__PROMPT__: Omit pictures and quote the listing below line by line, from its start through the line that holds "ax = fig.add_axes([0.1226, 0.1853, 0.8661, 0.6366])".

__SUPPLIED INFORMATION__:
◆ ◆ ◆ ◆ ◆
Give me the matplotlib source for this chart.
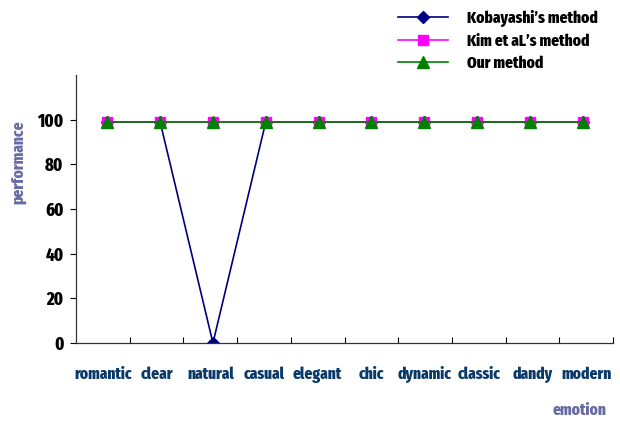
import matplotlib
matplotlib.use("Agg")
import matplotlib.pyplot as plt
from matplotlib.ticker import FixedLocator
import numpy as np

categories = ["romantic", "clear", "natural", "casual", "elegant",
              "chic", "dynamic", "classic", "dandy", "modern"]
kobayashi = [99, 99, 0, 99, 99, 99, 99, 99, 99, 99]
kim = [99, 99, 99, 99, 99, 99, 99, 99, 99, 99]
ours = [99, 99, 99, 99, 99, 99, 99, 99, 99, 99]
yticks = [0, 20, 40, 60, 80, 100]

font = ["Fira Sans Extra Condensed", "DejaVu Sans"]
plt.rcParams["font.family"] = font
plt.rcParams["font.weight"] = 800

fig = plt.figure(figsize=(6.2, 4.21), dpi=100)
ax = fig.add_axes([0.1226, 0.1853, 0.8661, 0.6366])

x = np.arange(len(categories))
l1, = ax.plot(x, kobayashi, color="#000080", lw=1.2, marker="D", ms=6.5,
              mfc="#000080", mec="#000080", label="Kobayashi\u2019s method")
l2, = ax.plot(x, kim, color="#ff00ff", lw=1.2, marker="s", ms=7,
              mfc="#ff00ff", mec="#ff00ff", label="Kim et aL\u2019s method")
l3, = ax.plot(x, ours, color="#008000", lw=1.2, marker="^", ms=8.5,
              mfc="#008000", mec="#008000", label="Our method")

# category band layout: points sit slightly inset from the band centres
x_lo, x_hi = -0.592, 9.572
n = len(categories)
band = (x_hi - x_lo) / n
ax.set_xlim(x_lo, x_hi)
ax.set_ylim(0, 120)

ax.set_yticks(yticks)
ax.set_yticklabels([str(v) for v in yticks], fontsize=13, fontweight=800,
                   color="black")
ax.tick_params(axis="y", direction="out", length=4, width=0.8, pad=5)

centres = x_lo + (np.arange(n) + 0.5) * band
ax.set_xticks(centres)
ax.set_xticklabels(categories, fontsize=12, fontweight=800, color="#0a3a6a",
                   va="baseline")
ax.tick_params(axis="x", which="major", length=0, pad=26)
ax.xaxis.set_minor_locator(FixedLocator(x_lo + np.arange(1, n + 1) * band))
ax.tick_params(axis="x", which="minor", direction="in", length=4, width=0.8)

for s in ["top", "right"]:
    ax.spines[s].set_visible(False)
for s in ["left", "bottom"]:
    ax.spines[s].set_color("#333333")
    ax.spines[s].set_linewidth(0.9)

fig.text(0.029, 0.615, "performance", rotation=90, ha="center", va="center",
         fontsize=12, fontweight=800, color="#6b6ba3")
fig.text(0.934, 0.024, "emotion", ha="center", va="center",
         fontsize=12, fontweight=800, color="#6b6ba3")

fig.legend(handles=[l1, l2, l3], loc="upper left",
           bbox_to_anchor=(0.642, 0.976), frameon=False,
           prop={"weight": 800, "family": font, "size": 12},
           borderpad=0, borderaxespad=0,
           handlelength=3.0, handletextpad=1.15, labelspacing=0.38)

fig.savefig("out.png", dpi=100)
◆ ◆ ◆ ◆ ◆
__REPLY__:
Give me the matplotlib source for this chart.
import matplotlib
matplotlib.use("Agg")
import matplotlib.pyplot as plt
from matplotlib.ticker import FixedLocator
import numpy as np

categories = ["romantic", "clear", "natural", "casual", "elegant",
              "chic", "dynamic", "classic", "dandy", "modern"]
kobayashi = [99, 99, 0, 99, 99, 99, 99, 99, 99, 99]
kim = [99, 99, 99, 99, 99, 99, 99, 99, 99, 99]
ours = [99, 99, 99, 99, 99, 99, 99, 99, 99, 99]
yticks = [0, 20, 40, 60, 80, 100]

font = ["Fira Sans Extra Condensed", "DejaVu Sans"]
plt.rcParams["font.family"] = font
plt.rcParams["font.weight"] = 800

fig = plt.figure(figsize=(6.2, 4.21), dpi=100)
ax = fig.add_axes([0.1226, 0.1853, 0.8661, 0.6366])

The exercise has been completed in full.